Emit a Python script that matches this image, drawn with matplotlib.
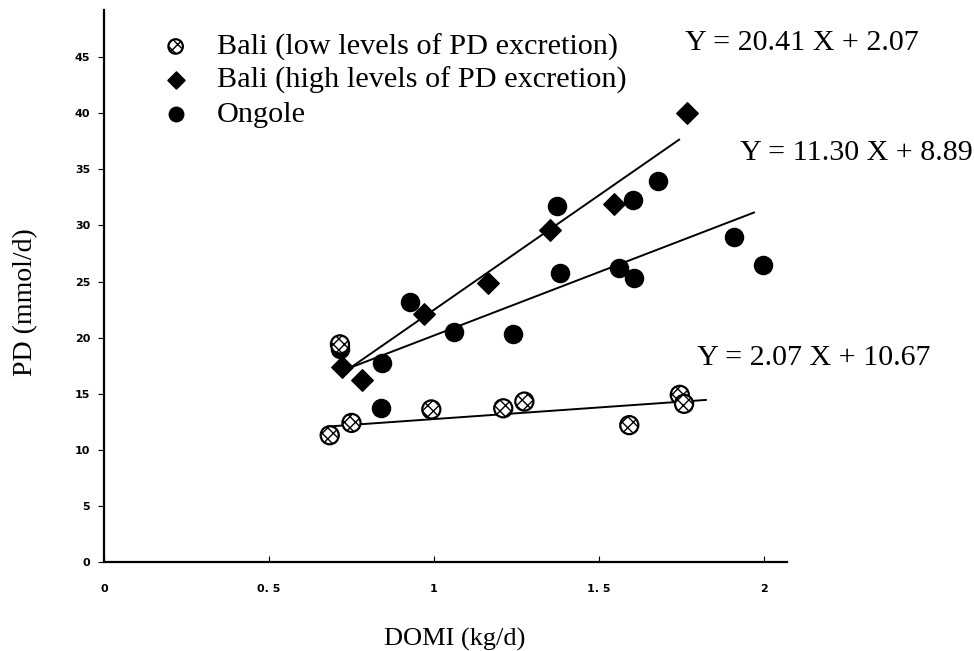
import matplotlib.pyplot as plt
import numpy as np

# DOMI (kg/d) vs PD (mmol/d)
bali_low_x = [0.684, 0.750, 0.992, 1.21, 1.274, 1.592, 1.745, 1.758, 0.715]
bali_low_y = [11.3, 12.4, 13.6, 13.7, 14.3, 12.2, 14.9, 14.1, 19.4]

bali_high_x = [0.72, 0.781, 0.971, 1.165, 1.352, 1.546, 1.767]
bali_high_y = [17.4, 16.2, 22.1, 24.9, 29.6, 31.9, 40.0]

ongole_x = [0.714, 0.841, 0.844, 0.926, 1.062, 1.24, 1.373, 1.383, 1.561, 1.607, 1.604, 1.679, 1.909, 1.997]
ongole_y = [19.0, 13.7, 17.7, 23.2, 20.5, 20.3, 31.7, 25.8, 26.2, 25.3, 32.3, 34.0, 29.0, 26.5]

# regression lines: slope, intercept, x range drawn
fit_slope = [20.41, 11.30, 2.07]
fit_icept = [2.07, 8.89, 10.67]
fit_xmin = [0.72, 0.72, 0.684]
fit_xmax = [1.743, 1.97, 1.824]
fit_text = ["Y = 20.41 X + 2.07", "Y = 11.30 X + 8.89", "Y = 2.07 X + 10.67"]
fit_text_x = [1.761, 1.927, 1.797]
fit_text_y = [46.3, 36.5, 18.2]

xticks = [0, 0.5, 1, 1.5, 2]
xtick_labels = ["0", "0. 5", "1", "1. 5", "2"]
yticks = list(range(0, 50, 5))

serif = "Liberation Serif"

fig = plt.figure(figsize=(9.74, 6.51), dpi=100)
ax = fig.add_axes([0.1068, 0.1367, 0.7012, 0.8479])

# fitted lines
for m, b, x0, x1 in zip(fit_slope, fit_icept, fit_xmin, fit_xmax):
    xs = np.array([x0, x1])
    ax.plot(xs, m * xs + b, color="black", lw=1.4, zorder=2)

ax.scatter(ongole_x, ongole_y, s=170, marker="o", color="black", zorder=3, label="Ongole")
ax.scatter(bali_high_x, bali_high_y, s=120, marker="D", color="black", zorder=3,
           label="Bali (high levels of PD excretion)")
ax.scatter(bali_low_x, bali_low_y, s=170, marker="o", facecolor="white", edgecolor="black",
           linewidths=1.6, hatch="xxx", zorder=4, label="Bali (low levels of PD excretion)")

for t, tx, ty in zip(fit_text, fit_text_x, fit_text_y):
    ax.text(tx, ty, t, fontsize=21.6, family=serif, va="center", ha="left", clip_on=False)

h, l = ax.get_legend_handles_labels()
order = [2, 1, 0]
leg = ax.legend([h[i] for i in order], [l[i] for i in order], loc="upper left",
                bbox_to_anchor=(0.0827, 0.958), frameon=False, prop={"family": serif, "size": 21.8},
                handlelength=1.0, handletextpad=0.85, labelspacing=0.2, scatterpoints=1,
                markerscale=0.8, borderaxespad=0, borderpad=0)

ax.set_xlim(0, 2.07)
ax.set_ylim(0, 49.2)
ax.spines["top"].set_visible(False)
ax.spines["right"].set_visible(False)
ax.spines["left"].set_linewidth(1.6)
ax.spines["bottom"].set_linewidth(1.6)

ax.set_xticks(xticks)
ax.set_xticklabels(xtick_labels)
ax.set_yticks(yticks)
ax.tick_params(axis="x", direction="in", length=4, pad=16, labelsize=8)
ax.tick_params(axis="y", direction="out", length=4, pad=6, labelsize=8)
for lab in ax.get_xticklabels() + ax.get_yticklabels():
    lab.set_fontweight("bold")

ax.set_xlabel("DOMI (kg/d)", family=serif, fontsize=19, labelpad=24)
ax.xaxis.set_label_coords(0.514, -0.12)
ax.set_ylabel("PD (mmol/d)", family=serif, fontsize=20)
ax.yaxis.set_label_coords(-0.097, 0.47)

fig.savefig("out.png", dpi=100)
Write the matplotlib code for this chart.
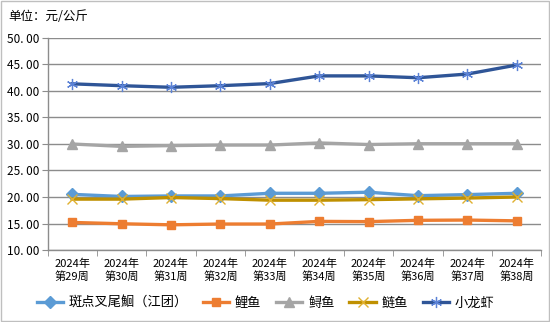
import matplotlib
matplotlib.use("Agg")
import matplotlib.pyplot as plt
from matplotlib.ticker import FixedLocator
import numpy as np

plt.rcParams['font.family'] = ['Noto Sans CJK SC', 'DejaVu Sans']

weeks = ["2024年\n第29周", "2024年\n第30周", "2024年\n第31周", "2024年\n第32周", "2024年\n第33周",
         "2024年\n第34周", "2024年\n第35周", "2024年\n第36周", "2024年\n第37周", "2024年\n第38周"]
spotted = [20.5, 20.1, 20.2, 20.2, 20.7, 20.7, 20.9, 20.25, 20.45, 20.7]
carp = [15.2, 14.95, 14.75, 14.9, 14.9, 15.4, 15.35, 15.6, 15.65, 15.5]
sturgeon = [30.0, 29.55, 29.7, 29.8, 29.8, 30.2, 29.9, 30.05, 30.05, 30.05]
silver = [19.6, 19.6, 19.9, 19.7, 19.4, 19.4, 19.5, 19.65, 19.8, 20.0]
crayfish = [41.35, 41.0, 40.7, 41.0, 41.4, 42.85, 42.85, 42.5, 43.2, 44.9]
names = ["斑点叉尾鮰（江团）", "鲤鱼", "鲟鱼", "鲢鱼", "小龙虾"]

fig = plt.figure(figsize=(5.5, 3.22), dpi=100)
ax = fig.add_axes([0.0864, 0.2236, 0.898, 0.6584])
x = np.arange(len(weeks))

ax.plot(x, spotted, color="#5B9BD5", lw=2.4, marker="D", ms=6, mec="#5B9BD5", mfc="#5B9BD5", label=names[0])
ax.plot(x, carp, color="#ED7D31", lw=2.4, marker="s", ms=6, mec="#ED7D31", mfc="#ED7D31", label=names[1])
ax.plot(x, sturgeon, color="#A5A5A5", lw=2.4, marker="^", ms=7, mec="#A5A5A5", mfc="#A5A5A5", label=names[2])
ax.plot(x, silver, color="#BF9000", lw=2.4, marker="x", ms=7, mec="#E0B030", mew=1.0, label=names[3])
ax.plot(x, crayfish, color="#2F5597", lw=2.4, marker=(6, 2, 0), ms=8, mec="#5B82D6", mew=0.9, label=names[4])

ax.set_xlim(-0.5, len(weeks) - 0.5)
ax.set_ylim(10, 50)
yt = np.arange(10, 50.1, 5)
ax.set_yticks(yt)
ax.set_yticklabels([f"{v:.2f}".replace(".", ". ") for v in yt], fontsize=8.5)
ax.yaxis.grid(True, color="#8C8C8C", lw=1.0)
ax.set_axisbelow(True)
ax.set_xticks(x)
ax.set_xticklabels(weeks, fontsize=8, linespacing=1.25)
ax.tick_params(axis="x", which="major", length=0, pad=6)
ax.xaxis.set_minor_locator(FixedLocator(np.arange(-0.5, len(weeks), 1)))
ax.tick_params(axis="x", which="minor", length=4, color="#8C8C8C")
ax.tick_params(axis="y", length=4, color="#8C8C8C", pad=2)
for s in ["top", "right"]:
    ax.spines[s].set_visible(False)
for s in ["left", "bottom"]:
    ax.spines[s].set_color("#8C8C8C")
    ax.spines[s].set_linewidth(1.0)

fig.text(0.015, 0.95, "单位：元/公斤", fontsize=9, va="center", ha="left")

fig.legend(loc="center", bbox_to_anchor=(0.483, 0.059), ncol=5, frameon=False,
           fontsize=9.5, handlelength=2.0, columnspacing=1.1, handletextpad=0.45)

border = plt.Rectangle((0.002, 0.003), 0.996, 0.994, transform=fig.transFigure,
                       fill=False, ec="#BFBFBF", lw=1.0)
fig.add_artist(border)

fig.savefig("out.png", dpi=100)
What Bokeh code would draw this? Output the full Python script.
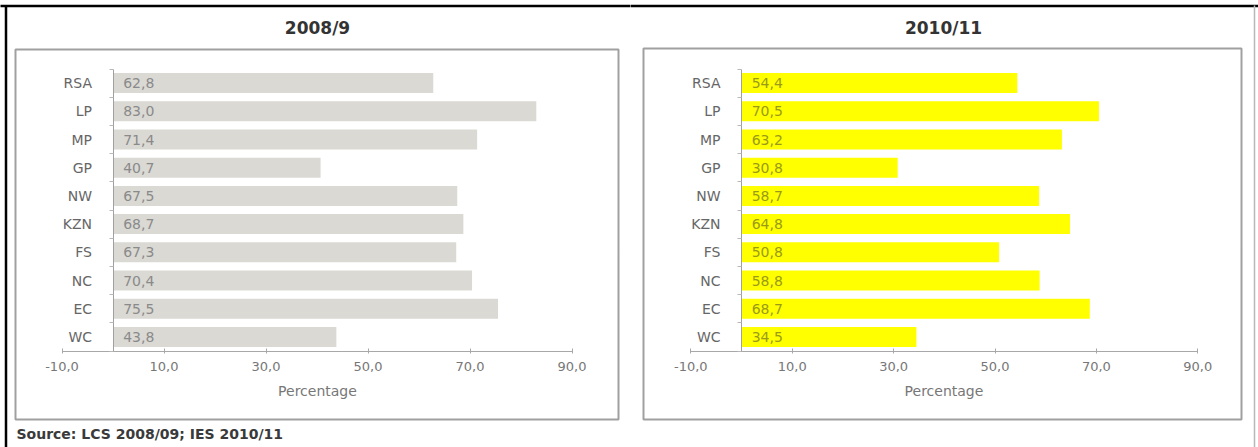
from bokeh.plotting import figure
from bokeh.layouts import row
from bokeh.models import (Range1d, LinearAxis, FixedTicker, CustomJSTickFormatter,
                          ColumnDataSource, Label)
from bokeh.embed import file_html
from bokeh.resources import INLINE
from bokeh.core.properties import value

# ---------------- data ----------------
regions = ["RSA", "LP", "MP", "GP", "NW", "KZN", "FS", "NC", "EC", "WC"]
pct_2008 = [62.8, 83.0, 71.4, 40.7, 67.5, 68.7, 67.3, 70.4, 75.5, 43.8]
pct_2010 = [54.4, 70.5, 63.2, 30.8, 58.7, 64.8, 50.8, 58.8, 68.7, 34.5]
x_ticks = [-10, 10, 30, 50, 70, 90]
panel_titles = ["2008/9", "2010/11"]
axis_title = "Percentage"
source_note = "Source: LCS 2008/09; IES 2010/11"

# ---------------- layout constants (canvas pixels) ----------------
H = 447
Y0_PX = 350.5      # canvas y of the category axis bottom (value 0)
SY = 28.2          # pixels per category row
FONT = "DejaVu Sans"


def make_panel(width, zero_px, sx, vals, title, title_cx, box, fill, lab_color,
               frame_left=False, frame_right=False, note=None):
    n = len(regions)
    x_start = -zero_px / sx
    x_end = (width - zero_px) / sx
    y_start = -(H - Y0_PX) / SY
    y_end = Y0_PX / SY

    def X(px):
        return (px - zero_px) / sx

    def Y(py):
        return (Y0_PX - py) / SY

    p = figure(width=width, height=H, x_range=Range1d(x_start, x_end),
               y_range=Range1d(y_start, y_end), output_backend="svg",
               toolbar_location=None, x_axis_location=None, y_axis_location=None,
               min_border=0, outline_line_color=None,
               background_fill_color="white", border_fill_color="white")
    p.xgrid.visible = False
    p.ygrid.visible = False

    # outer frame of the whole figure
    p.segment(x0=[X(-5)], y0=[Y(5.5)], x1=[X(width + 5)], y1=[Y(5.5)],
              line_color="black", line_width=2.5)
    if frame_left:
        p.segment(x0=[X(5.5)], y0=[Y(5)], x1=[X(5.5)], y1=[Y(H + 5)],
                  line_color="black", line_width=2.5)
    if frame_right:
        p.segment(x0=[X(width - 4)], y0=[Y(5)], x1=[X(width - 4)], y1=[Y(H + 5)],
                  line_color="#b8b8b8", line_width=1.5)

    # panel box
    bx0, by0, bx1, by1 = box
    p.quad(left=[X(bx0)], right=[X(bx1)], top=[Y(by0)], bottom=[Y(by1)],
           fill_color=None, line_color="#a0a0a0", line_width=2)

    # bars
    ypos = [n - 1 - i + 0.5 for i in range(n)]
    labels = [f"{v:.1f}".replace(".", ",") for v in vals]
    src = ColumnDataSource(dict(y=ypos, v=vals, lab=labels))
    p.hbar(y="y", left=0, right="v", height=0.71, fill_color=fill,
           line_color=None, source=src)
    p.text(x=2.0, y="y", text="lab", source=src, text_align="left",
           text_baseline="middle", text_font=value(FONT),
           text_font_size="14px", text_color=lab_color)

    # value axis
    xa = LinearAxis(fixed_location=0, bounds=(x_ticks[0], x_ticks[-1]),
                    ticker=FixedTicker(ticks=x_ticks, minor_ticks=[]),
                    formatter=CustomJSTickFormatter(
                        code="return tick.toFixed(1).replace('.', ',');"),
                    axis_label=axis_title)
    xa.axis_line_color = "#a8a8a8"
    xa.major_tick_line_color = "#a8a8a8"
    xa.major_tick_in = 3
    xa.major_tick_out = 2
    xa.minor_tick_line_color = None
    xa.major_label_standoff = 9
    xa.major_label_text_font = FONT
    xa.major_label_text_font_size = "13px"
    xa.major_label_text_color = "#777777"
    xa.axis_label_standoff = 8
    xa.axis_label_text_font = FONT
    xa.axis_label_text_font_size = "14px"
    xa.axis_label_text_font_style = "normal"
    xa.axis_label_text_color = "#777777"
    p.add_layout(xa, "below")

    # category axis
    ya = LinearAxis(fixed_location=0, bounds=(0, n),
                    ticker=FixedTicker(ticks=ypos, minor_ticks=list(range(n + 1))),
                    formatter=CustomJSTickFormatter(
                        args=dict(names=regions[::-1]),
                        code="const i = Math.floor(tick); "
                             "return (i >= 0 && i < names.length) ? names[i] : '';"))
    ya.axis_line_color = "#a0a0a0"
    ya.major_tick_in = 0
    ya.major_tick_out = 0
    ya.major_tick_line_color = None
    ya.minor_tick_in = 0
    ya.minor_tick_out = 4
    ya.minor_tick_line_color = "#b8b8b8"
    ya.major_label_standoff = 17
    ya.major_label_text_font = FONT
    ya.major_label_text_font_size = "14px"
    ya.major_label_text_color = "#666666"
    p.add_layout(ya, "left")

    # title of the panel
    p.add_layout(Label(x=X(title_cx), y=Y(27), text=title, text_align="center",
                       text_baseline="middle", text_font=FONT,
                       text_font_style="bold", text_font_size="17px",
                       text_color="#333333"))
    if note is not None:
        p.add_layout(Label(x=X(16), y=Y(433), text=note, text_align="left",
                           text_baseline="middle", text_font=FONT,
                           text_font_style="bold", text_font_size="14px",
                           text_color="#3a3a3a"))
    return p


p_left = make_panel(630, 112.5, 5.1, pct_2008, panel_titles[0], 317,
                    (15, 49, 618, 419), "#dad9d4", "#8a8a8a",
                    frame_left=True, note=source_note)
p_right = make_panel(628, 111, 5.07, pct_2010, panel_titles[1], 313,
                     (13, 48, 611, 419), "#ffff00", "#9a9a18",
                     frame_right=True)

layout = row(p_left, p_right)
open("out.html", "w").write(file_html(layout, INLINE))
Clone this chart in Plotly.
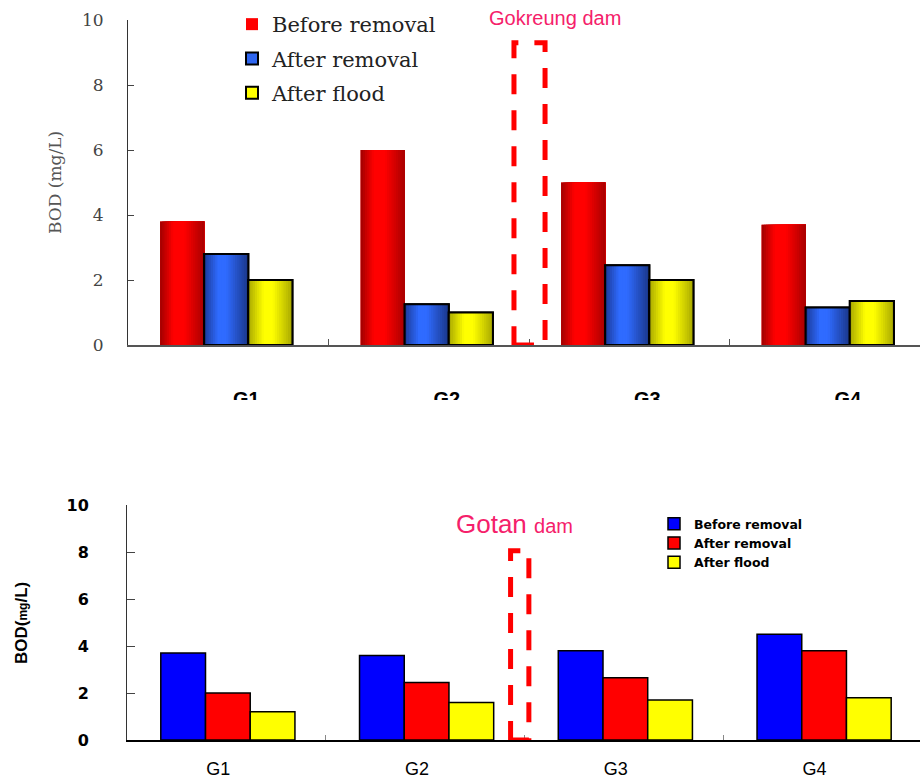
import plotly.graph_objects as go

# ---------------- data ----------------
categories = ["G1", "G2", "G3", "G4"]
series_names = ["Before removal", "After removal", "After flood"]

# Gokreung dam (top chart)
top_before = [3.8, 6.0, 5.0, 3.7]
top_after = [2.8, 1.25, 2.45, 1.15]
top_flood = [2.0, 1.0, 2.0, 1.35]

# Gotan dam (bottom chart)
bot_before = [3.7, 3.6, 3.8, 4.5]
bot_after = [2.0, 2.45, 2.65, 3.8]
bot_flood = [1.2, 1.6, 1.7, 1.8]

y_tick_vals = [0, 2, 4, 6, 8, 10]
dam_top_height = 9.3
dam_bot_height = 8.05

# ---------------- helpers ----------------
W, H = 920, 781


def px_x(p):
    return p / W


def px_y(p):
    return 1 - p / H


def hex2rgb(h):
    h = h.lstrip("#")
    return tuple(int(h[i:i + 2], 16) for i in (0, 2, 4))


def interp(stops, t):
    for (p0, c0), (p1, c1) in zip(stops[:-1], stops[1:]):
        if p0 <= t <= p1:
            f = 0 if p1 == p0 else (t - p0) / (p1 - p0)
            a, b = hex2rgb(c0), hex2rgb(c1)
            r = [round(a[i] + (b[i] - a[i]) * f) for i in range(3)]
            return "rgb(%d,%d,%d)" % tuple(r)
    return stops[-1][1]


red_stops = [(0, "#a00000"), (0.3, "#ff0000"), (0.55, "#ff0000"), (1, "#a80000")]
blue_stops = [(0, "#1c3a98"), (0.32, "#2f6bff"), (0.5, "#2f6bff"), (1, "#1a3688")]
yellow_stops = [(0, "#a8a800"), (0.35, "#ffff00"), (0.55, "#ffff00"), (1, "#a8a800")]

fig = go.Figure()

# ---------------- top chart (gradient bars) ----------------
N = 20
BW = 0.22
top_offsets = [-0.34, -0.12, 0.10]
top_specs = [
    (series_names[0], top_before, red_stops, "#ff0000", False),
    (series_names[1], top_after, blue_stops, "#2f66f0", True),
    (series_names[2], top_flood, yellow_stops, "#ffff00", True),
]
for i, (name, vals, stops, mid, outline) in enumerate(top_specs):
    off = top_offsets[i]
    fig.add_trace(go.Bar(
        x=categories, y=vals, name=name, offset=off, width=BW,
        marker=dict(color=mid, line=dict(color="black" if outline else mid,
                                         width=2 if outline else 0)),
        legend="legend", legendgroup="t" + name, xaxis="x", yaxis="y",
        hoverinfo="skip"))
    for k in range(N):
        t = (k + 0.5) / N
        fig.add_trace(go.Bar(
            x=categories, y=vals, offset=off + k * BW / N, width=BW * (1 - k / N),
            marker=dict(color=interp(stops, t), line=dict(width=0)),
            showlegend=False, xaxis="x", yaxis="y", hoverinfo="skip"))
    if outline:
        fig.add_trace(go.Bar(
            x=categories, y=vals, offset=off, width=BW,
            marker=dict(color="rgba(0,0,0,0)", line=dict(color="black", width=2)),
            showlegend=False, xaxis="x", yaxis="y", hoverinfo="skip"))

# ---------------- bottom chart (solid bars) ----------------
bot_offsets = [-0.33, -0.105, 0.12]
BW2 = 0.225
bot_specs = [
    (series_names[0], bot_before, "#0000ff"),
    (series_names[1], bot_after, "#ff0000"),
    (series_names[2], bot_flood, "#ffff00"),
]
for i, (name, vals, col) in enumerate(bot_specs):
    fig.add_trace(go.Bar(
        x=categories, y=vals, name=name, offset=bot_offsets[i], width=BW2,
        marker=dict(color=col, line=dict(color="black", width=1.5)),
        legend="legend2", legendgroup="b" + name,
        xaxis="x2", yaxis="y2", hoverinfo="skip"))

# ---------------- layout ----------------
serif = "DejaVu Serif"
sans = "Liberation Sans"

fig.update_layout(
    width=W, height=H,
    margin=dict(l=0, r=0, t=0, b=0, autoexpand=False),
    paper_bgcolor="white", plot_bgcolor="white",
    barmode="overlay",
    showlegend=True,
    xaxis=dict(
        domain=[px_x(128), 1], anchor="y", type="category", automargin=False,
        range=[-0.5, 3.45], showline=True, linecolor="#555", linewidth=1.5,
        ticks="inside", tickson="boundaries", ticklen=6, tickcolor="#555",
        showgrid=False, zeroline=False,
        tickfont=dict(family=sans, size=20, color="black", weight="bold"),
        ticklabelstandoff=35, ticklabelshift=18,
    ),
    yaxis=dict(
        domain=[px_y(345), px_y(20)], anchor="x", range=[0, 10], automargin=False,
        tickvals=y_tick_vals, showline=True, linecolor="#333", linewidth=1,
        ticks="inside", ticklen=6, tickcolor="#444", showgrid=False,
        zeroline=False, ticklabelstandoff=20,
        tickfont=dict(family=serif, size=17, color="#444"),
    ),
    xaxis2=dict(
        domain=[px_x(127), 1], anchor="y2", type="category", automargin=False,
        range=[-0.5, 3.49], showline=True, linecolor="black", linewidth=1.5,
        ticks="inside", tickson="boundaries", ticklen=5, tickcolor="#888",
        showgrid=False, zeroline=False,
        tickfont=dict(family=sans, size=18, color="black"),
        ticklabelstandoff=12, ticklabelshift=-8,
    ),
    yaxis2=dict(
        domain=[px_y(740), px_y(505)], anchor="x2", range=[0, 10], automargin=False,
        tickvals=y_tick_vals, showline=True, linecolor="#333", linewidth=1,
        ticks="inside", ticklen=8, tickcolor="#444", showgrid=False,
        zeroline=False, ticklabelstandoff=34,
        tickfont=dict(family="DejaVu Sans", size=16, color="black", weight="bold"),
    ),
    legend=dict(
        x=px_x(232), y=px_y(4), xanchor="left", yanchor="top",
        bgcolor="rgba(0,0,0,0)", traceorder="grouped", tracegroupgap=4,
        font=dict(family=serif, size=21, color="#222"),
    ),
    legend2=dict(
        x=px_x(654), y=px_y(509), xanchor="left", yanchor="top",
        bgcolor="rgba(0,0,0,0)", traceorder="grouped", tracegroupgap=0,
        font=dict(family="DejaVu Sans", size=12.5, color="black", weight="bold"),
    ),
)

# dam markers (dashed rectangles)
fig.add_shape(type="rect", xref="x", yref="y", x0=1.425, x1=1.58, y0=0,
              y1=dam_top_height, line=dict(color="#ff0000", width=5, dash="20px,16px"),
              layer="above")
fig.add_shape(type="rect", xref="x2", yref="y2", x0=1.43, x1=1.522, y0=0,
              y1=dam_bot_height, line=dict(color="#ff0000", width=5, dash="20px,16px"),
              layer="above")

# white band that clips the top chart's category labels
fig.add_shape(type="rect", xref="paper", yref="paper", x0=0, x1=1,
              y0=px_y(480), y1=px_y(400), fillcolor="white", line=dict(width=0),
              layer="above")

# annotations
fig.add_annotation(text="Gokreung dam", xref="paper", yref="paper",
                   x=px_x(555), y=px_y(18), showarrow=False,
                   xanchor="center", yanchor="middle",
                   font=dict(family=sans, size=20, color="#f5206a"))
fig.add_annotation(text="Gotan <span style='font-size:20px'>dam</span>",
                   xref="paper", yref="paper", x=px_x(514), y=px_y(524),
                   xanchor="center", yanchor="middle",
                   showarrow=False, font=dict(family=sans, size=26, color="#f5206a"))
fig.add_annotation(text="BOD (mg/L)", xref="paper", yref="paper",
                   x=px_x(55), y=px_y(183), textangle=-90, showarrow=False,
                   xanchor="center", yanchor="middle",
                   font=dict(family=serif, size=17, color="#555"))
fig.add_annotation(text="BOD(<span style='font-size:12px'>mg</span>/L)",
                   xref="paper", yref="paper", x=px_x(21), y=px_y(623),
                   textangle=-90, showarrow=False, xanchor="center", yanchor="middle",
                   font=dict(family=sans, size=17, color="black", weight="bold"))

fig.write_html(
    "out.html",
    config={"displayModeBar": False},
    post_script="document.body.style.margin='0';document.body.style.padding='0';"
                "document.body.style.overflow='hidden';",
)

-- Exercise task --
Reproduce the lines above starting at the one with "What Bokeh code" and ending at the one with "LCS 2008/09; IES", both included, exactly and with no pictures.

-- Answer to the exercise --
What Bokeh code would draw this? Output the full Python script.
from bokeh.plotting import figure
from bokeh.layouts import row
from bokeh.models import (Range1d, LinearAxis, FixedTicker, CustomJSTickFormatter,
                          ColumnDataSource, Label)
from bokeh.embed import file_html
from bokeh.resources import INLINE
from bokeh.core.properties import value

# ---------------- data ----------------
regions = ["RSA", "LP", "MP", "GP", "NW", "KZN", "FS", "NC", "EC", "WC"]
pct_2008 = [62.8, 83.0, 71.4, 40.7, 67.5, 68.7, 67.3, 70.4, 75.5, 43.8]
pct_2010 = [54.4, 70.5, 63.2, 30.8, 58.7, 64.8, 50.8, 58.8, 68.7, 34.5]
x_ticks = [-10, 10, 30, 50, 70, 90]
panel_titles = ["2008/9", "2010/11"]
axis_title = "Percentage"
source_note = "Source: LCS 2008/09; IES 2010/11"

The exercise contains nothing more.